Insiden Siswa Keracunan MBG, Magelang Perketat Pengawasan Mutu Makanan
MAGELANG, KOMPAS.com – Puluhan siswa SD Negeri Dukuh 03 di Kabupaten Sukoharjo, Jawa Tengah, mengalami keracunan setelah mengonsumsi makanan dari program Makan Bergizi Gratis (MBG).
Kejadian ini memunculkan perhatian serius terhadap kualitas dan pengolahan makanan dalam program tersebut.
Di Kota Magelang, Jawa Tengah, Satuan Pelayanan Pemenuhan Gizi (SPPG) memastikan bahwa makanan dalam program MBG disiapkan dengan mutu terbaik.
Kepala SPPG Kota Magelang, M Rauuf Oktavian Nur, menjelaskan bahwa pihaknya hanya menggunakan bahan baku segar yang langsung diolah dan dihabiskan pada hari yang sama.

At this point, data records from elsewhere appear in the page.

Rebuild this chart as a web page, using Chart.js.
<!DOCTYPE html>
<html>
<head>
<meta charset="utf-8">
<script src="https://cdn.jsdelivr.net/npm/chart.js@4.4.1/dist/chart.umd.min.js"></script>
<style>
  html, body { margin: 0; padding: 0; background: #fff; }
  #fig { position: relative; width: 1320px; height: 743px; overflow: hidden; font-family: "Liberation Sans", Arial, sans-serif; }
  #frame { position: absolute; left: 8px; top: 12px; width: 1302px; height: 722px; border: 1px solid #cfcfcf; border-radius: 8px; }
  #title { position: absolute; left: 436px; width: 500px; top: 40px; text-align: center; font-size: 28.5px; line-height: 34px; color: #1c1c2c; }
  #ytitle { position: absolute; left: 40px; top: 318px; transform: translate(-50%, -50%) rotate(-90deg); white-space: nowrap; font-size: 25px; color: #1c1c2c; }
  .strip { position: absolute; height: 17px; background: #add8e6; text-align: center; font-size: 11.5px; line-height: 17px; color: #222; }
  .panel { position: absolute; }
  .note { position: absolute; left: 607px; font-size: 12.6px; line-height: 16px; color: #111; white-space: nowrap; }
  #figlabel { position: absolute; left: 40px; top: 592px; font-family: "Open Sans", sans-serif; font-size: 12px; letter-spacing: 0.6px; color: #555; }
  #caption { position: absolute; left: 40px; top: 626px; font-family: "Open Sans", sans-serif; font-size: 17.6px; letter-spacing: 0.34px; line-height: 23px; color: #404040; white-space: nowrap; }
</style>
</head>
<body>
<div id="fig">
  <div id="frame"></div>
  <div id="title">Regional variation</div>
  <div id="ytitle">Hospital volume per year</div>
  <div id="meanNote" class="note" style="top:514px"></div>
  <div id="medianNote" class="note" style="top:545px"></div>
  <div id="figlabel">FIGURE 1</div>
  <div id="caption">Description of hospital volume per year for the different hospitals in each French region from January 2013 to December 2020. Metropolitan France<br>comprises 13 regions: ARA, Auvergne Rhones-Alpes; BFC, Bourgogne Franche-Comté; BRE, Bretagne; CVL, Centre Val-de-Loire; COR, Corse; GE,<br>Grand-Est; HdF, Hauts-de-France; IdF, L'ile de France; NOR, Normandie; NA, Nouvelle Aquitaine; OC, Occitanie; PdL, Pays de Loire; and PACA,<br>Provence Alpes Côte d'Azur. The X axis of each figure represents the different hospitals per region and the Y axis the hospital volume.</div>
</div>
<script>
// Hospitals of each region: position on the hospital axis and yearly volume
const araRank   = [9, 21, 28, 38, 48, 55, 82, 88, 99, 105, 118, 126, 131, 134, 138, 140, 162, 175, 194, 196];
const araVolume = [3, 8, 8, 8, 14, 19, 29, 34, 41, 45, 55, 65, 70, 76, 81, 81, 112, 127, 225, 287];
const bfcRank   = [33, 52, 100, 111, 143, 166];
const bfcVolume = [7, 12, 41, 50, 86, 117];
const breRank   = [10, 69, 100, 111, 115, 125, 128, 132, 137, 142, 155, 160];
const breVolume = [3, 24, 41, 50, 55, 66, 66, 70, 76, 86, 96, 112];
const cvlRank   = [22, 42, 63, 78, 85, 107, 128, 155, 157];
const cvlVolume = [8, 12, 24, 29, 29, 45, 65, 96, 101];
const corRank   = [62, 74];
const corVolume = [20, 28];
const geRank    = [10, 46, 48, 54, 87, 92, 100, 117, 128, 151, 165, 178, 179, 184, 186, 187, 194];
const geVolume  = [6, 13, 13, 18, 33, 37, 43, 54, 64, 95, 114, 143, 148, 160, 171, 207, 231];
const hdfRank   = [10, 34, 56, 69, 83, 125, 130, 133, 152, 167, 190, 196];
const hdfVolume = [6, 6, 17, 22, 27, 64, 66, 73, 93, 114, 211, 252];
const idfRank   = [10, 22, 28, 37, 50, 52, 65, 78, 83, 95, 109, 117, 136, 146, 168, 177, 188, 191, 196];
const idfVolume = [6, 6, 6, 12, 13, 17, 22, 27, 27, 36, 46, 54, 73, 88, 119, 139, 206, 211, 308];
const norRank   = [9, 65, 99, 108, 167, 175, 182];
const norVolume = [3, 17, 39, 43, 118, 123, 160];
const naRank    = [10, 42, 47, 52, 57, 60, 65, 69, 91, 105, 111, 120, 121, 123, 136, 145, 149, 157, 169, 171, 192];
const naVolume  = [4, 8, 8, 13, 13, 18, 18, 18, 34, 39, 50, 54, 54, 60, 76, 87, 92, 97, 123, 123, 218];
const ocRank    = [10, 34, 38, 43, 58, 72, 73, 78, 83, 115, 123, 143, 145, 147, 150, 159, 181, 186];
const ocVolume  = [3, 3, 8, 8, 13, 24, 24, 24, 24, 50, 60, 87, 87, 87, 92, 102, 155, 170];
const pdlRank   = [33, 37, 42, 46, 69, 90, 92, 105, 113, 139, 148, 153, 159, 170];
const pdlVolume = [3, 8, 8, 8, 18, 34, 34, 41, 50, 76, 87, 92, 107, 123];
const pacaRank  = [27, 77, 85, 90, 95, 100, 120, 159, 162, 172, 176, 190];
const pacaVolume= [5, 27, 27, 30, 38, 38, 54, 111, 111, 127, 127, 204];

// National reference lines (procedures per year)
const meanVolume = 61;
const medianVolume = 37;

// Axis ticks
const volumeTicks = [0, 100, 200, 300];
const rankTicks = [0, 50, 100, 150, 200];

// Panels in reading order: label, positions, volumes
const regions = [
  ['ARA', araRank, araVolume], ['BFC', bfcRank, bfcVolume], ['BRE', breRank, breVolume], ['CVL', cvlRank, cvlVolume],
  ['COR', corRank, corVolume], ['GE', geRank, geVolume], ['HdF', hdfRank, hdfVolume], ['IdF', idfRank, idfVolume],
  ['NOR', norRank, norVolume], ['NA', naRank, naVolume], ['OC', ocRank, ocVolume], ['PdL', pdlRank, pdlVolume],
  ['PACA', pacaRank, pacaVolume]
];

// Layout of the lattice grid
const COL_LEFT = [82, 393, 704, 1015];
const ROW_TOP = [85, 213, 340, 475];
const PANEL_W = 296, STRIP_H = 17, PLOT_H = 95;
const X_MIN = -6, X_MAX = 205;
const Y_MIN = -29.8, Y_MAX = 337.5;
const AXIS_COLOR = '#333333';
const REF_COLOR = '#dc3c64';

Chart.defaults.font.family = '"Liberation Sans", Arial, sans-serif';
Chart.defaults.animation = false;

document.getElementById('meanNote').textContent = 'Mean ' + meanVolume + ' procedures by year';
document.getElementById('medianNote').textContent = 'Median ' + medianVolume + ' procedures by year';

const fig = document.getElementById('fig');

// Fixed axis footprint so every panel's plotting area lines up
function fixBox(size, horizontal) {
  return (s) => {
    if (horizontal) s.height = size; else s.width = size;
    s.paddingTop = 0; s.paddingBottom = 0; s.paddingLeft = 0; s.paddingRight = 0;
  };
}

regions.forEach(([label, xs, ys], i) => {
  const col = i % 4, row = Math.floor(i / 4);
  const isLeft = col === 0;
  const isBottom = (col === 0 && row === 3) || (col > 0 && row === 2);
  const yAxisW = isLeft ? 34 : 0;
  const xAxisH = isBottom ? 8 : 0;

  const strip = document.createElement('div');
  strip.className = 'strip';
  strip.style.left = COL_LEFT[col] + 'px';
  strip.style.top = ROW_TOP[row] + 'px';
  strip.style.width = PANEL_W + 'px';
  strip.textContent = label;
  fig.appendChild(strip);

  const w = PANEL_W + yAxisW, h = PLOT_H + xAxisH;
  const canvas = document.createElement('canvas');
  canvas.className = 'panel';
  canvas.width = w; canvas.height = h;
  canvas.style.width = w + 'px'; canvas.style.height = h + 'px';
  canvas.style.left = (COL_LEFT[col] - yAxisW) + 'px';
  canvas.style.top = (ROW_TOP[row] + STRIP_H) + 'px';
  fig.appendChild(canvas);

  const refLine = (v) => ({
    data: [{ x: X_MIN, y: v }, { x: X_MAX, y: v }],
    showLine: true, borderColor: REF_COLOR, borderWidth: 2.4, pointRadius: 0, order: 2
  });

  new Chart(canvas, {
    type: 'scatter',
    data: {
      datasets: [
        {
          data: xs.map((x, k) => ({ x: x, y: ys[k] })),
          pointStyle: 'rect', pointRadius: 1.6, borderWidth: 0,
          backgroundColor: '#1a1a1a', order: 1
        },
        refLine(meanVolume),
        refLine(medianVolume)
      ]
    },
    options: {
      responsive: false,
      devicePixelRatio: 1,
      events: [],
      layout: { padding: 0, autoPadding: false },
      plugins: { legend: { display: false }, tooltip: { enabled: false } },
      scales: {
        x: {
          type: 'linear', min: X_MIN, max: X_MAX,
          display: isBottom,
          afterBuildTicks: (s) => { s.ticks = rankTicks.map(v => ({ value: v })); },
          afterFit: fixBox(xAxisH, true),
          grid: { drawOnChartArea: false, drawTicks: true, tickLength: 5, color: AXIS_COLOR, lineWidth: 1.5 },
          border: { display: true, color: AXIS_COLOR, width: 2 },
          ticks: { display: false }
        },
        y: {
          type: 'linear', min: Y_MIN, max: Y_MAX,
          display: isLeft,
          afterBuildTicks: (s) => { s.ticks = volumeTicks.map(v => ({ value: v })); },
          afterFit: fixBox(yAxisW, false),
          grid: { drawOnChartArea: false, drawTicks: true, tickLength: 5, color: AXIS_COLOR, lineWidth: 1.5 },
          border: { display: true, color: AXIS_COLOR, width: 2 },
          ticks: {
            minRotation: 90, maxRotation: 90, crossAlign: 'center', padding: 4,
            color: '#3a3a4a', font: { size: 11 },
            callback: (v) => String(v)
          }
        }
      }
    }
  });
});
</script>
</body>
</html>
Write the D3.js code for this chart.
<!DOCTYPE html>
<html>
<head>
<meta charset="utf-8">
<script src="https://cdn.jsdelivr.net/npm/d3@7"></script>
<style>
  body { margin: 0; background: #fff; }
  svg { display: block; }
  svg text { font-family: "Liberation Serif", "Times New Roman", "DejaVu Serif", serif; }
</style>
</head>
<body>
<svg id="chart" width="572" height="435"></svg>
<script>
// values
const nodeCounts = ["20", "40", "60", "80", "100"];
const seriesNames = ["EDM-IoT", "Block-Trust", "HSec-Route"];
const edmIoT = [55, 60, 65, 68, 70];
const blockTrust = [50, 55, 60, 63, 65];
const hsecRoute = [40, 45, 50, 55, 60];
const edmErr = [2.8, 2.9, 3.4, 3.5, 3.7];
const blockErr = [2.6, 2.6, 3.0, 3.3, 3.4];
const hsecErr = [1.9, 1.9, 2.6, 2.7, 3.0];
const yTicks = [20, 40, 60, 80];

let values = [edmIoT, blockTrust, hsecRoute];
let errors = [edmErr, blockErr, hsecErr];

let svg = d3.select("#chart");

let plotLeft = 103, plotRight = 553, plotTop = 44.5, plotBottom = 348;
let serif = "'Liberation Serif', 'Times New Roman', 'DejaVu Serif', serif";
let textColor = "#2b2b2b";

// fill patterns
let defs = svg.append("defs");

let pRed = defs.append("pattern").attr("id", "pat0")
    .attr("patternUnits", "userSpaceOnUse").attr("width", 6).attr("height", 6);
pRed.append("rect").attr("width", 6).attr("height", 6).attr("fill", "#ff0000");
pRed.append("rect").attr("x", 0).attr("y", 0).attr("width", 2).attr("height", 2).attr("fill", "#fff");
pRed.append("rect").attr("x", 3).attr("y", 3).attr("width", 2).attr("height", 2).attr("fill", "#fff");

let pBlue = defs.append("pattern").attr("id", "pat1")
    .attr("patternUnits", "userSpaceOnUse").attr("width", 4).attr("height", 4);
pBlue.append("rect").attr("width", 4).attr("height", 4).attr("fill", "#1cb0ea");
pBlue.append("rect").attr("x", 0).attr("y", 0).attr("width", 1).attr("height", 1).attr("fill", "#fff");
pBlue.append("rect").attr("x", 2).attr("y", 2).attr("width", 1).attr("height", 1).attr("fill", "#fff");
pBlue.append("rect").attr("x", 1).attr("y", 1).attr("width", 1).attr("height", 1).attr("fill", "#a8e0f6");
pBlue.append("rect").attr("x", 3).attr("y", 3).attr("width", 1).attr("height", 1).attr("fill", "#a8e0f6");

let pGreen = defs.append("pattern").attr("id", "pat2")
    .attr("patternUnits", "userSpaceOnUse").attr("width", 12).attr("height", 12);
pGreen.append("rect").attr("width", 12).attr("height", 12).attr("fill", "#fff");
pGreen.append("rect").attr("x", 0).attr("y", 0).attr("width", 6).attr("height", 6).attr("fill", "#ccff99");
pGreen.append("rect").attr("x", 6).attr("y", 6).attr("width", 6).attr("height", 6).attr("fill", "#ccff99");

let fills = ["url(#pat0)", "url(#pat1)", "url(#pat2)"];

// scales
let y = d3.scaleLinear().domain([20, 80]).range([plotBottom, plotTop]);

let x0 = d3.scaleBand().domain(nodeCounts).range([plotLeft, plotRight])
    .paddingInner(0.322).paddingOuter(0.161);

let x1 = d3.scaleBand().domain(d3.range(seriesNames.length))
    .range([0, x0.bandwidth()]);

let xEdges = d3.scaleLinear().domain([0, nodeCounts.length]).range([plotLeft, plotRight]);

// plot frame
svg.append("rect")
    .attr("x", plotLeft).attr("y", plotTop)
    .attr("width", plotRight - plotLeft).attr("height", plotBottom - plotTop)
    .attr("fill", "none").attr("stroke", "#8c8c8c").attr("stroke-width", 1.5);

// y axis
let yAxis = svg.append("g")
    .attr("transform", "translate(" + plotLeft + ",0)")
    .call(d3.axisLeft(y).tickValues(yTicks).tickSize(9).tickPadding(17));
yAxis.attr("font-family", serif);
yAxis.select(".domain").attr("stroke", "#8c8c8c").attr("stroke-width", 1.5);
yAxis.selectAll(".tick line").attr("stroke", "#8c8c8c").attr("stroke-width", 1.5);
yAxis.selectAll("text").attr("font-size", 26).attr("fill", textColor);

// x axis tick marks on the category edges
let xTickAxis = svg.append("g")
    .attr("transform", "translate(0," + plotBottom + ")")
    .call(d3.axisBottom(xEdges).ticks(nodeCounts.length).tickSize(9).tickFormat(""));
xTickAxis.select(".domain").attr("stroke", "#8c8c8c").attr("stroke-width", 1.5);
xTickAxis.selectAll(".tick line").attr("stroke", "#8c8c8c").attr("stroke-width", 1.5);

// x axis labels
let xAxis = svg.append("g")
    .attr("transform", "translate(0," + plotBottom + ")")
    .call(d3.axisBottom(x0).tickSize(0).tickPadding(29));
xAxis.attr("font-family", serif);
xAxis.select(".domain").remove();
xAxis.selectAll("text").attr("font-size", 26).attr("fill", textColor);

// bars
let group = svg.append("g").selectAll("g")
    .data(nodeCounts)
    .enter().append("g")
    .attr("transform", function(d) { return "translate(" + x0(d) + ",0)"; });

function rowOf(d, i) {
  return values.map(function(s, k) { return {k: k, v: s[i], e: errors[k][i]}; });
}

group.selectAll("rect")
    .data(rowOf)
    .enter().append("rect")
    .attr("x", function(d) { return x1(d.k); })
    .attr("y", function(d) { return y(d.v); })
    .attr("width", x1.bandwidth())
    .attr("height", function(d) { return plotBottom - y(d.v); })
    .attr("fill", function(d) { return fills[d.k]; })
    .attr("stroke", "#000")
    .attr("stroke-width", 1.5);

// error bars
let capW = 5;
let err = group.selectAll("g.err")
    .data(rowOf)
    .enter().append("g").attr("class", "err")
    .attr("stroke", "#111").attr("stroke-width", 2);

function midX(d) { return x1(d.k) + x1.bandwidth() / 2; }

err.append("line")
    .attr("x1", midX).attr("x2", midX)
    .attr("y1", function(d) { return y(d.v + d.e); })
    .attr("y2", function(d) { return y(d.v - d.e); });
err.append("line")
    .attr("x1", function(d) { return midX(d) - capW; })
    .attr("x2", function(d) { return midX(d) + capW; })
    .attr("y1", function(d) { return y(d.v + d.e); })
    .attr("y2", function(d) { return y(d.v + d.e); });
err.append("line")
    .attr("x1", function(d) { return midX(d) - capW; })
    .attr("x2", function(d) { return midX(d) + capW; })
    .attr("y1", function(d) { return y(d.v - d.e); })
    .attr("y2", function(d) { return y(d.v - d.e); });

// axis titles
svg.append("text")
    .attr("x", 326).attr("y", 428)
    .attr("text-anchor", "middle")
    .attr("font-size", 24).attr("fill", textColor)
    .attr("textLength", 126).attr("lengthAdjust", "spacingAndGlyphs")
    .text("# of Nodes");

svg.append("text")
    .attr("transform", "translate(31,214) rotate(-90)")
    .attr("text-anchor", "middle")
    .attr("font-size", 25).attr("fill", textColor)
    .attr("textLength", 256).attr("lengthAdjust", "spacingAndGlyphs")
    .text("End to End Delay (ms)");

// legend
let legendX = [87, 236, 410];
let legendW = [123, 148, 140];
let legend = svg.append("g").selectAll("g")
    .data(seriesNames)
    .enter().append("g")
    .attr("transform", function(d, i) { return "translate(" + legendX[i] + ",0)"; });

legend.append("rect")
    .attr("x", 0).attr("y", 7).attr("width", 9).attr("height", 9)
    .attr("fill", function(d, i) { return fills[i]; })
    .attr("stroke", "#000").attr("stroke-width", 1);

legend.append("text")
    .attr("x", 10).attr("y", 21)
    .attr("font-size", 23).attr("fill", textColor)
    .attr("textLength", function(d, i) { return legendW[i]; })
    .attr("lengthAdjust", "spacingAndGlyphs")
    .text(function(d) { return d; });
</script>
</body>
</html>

"Supplier bahan baku ini juga mengirim ke taruna di Akmil dan SMA TN. Jadi, sudah sesuai standar," ujarnya kepada Kompas.com, Jumat (17/1/2025).
Rauuf juga menambahkan bahwa seluruh tenaga kerja di dapur sudah memiliki sertifikasi food handler dan bertugas memastikan semua makanan matang sebelum disajikan.
"Kami juga ada ahli gizi. Alhamdulillah sampai saat ini tidak ada keluhan dari para siswa," katanya.
Program MBG di Magelang telah berjalan selama 11 hari di 16 sekolah dengan total sasaran 2.629 siswa.
Menurut Rauuf, makanan yang diberikan hampir selalu habis dikonsumsi oleh siswa, dengan hanya sedikit sisa yang kembali.
"Paling sisa makanannya seukuran dua plastik kecil. Anak-anak hampir suka semua menu yang kami variasikan," tambahnya.
Di Sukoharjo, keracunan yang dialami siswa SDN Dukuh 03 dilaporkan terjadi setelah mereka mengonsumsi nasi putih, ayam tepung, tumis wortel tahu, buah naga, dan susu pada Senin (13/1/2025).
Beberapa siswa dari kelas 1 hingga kelas 6 mengalami gejala seperti mual, pusing, dan muntah.
Kepala SDN Dukuh 03, Lilik Kurniasih, menyebut bahwa hal ini terjadi sekitar pukul 09.30 WIB, beberapa jam setelah siswa menyantap makanan tersebut.
Kepala Puskesmas Sukoharjo Kota, Kunari, menduga penyebab keracunan adalah makanan kurang matang, terutama pada ayam yang menjadi bagian dari menu MBG.
“Biasanya, jika makanan kurang matang, bau atau teksturnya sudah berbeda. Namun, dalam kejadian ini, anak-anak tidak merasakannya. Begitu mereka makan, baru merasa sakit perut,” jelas Kunari.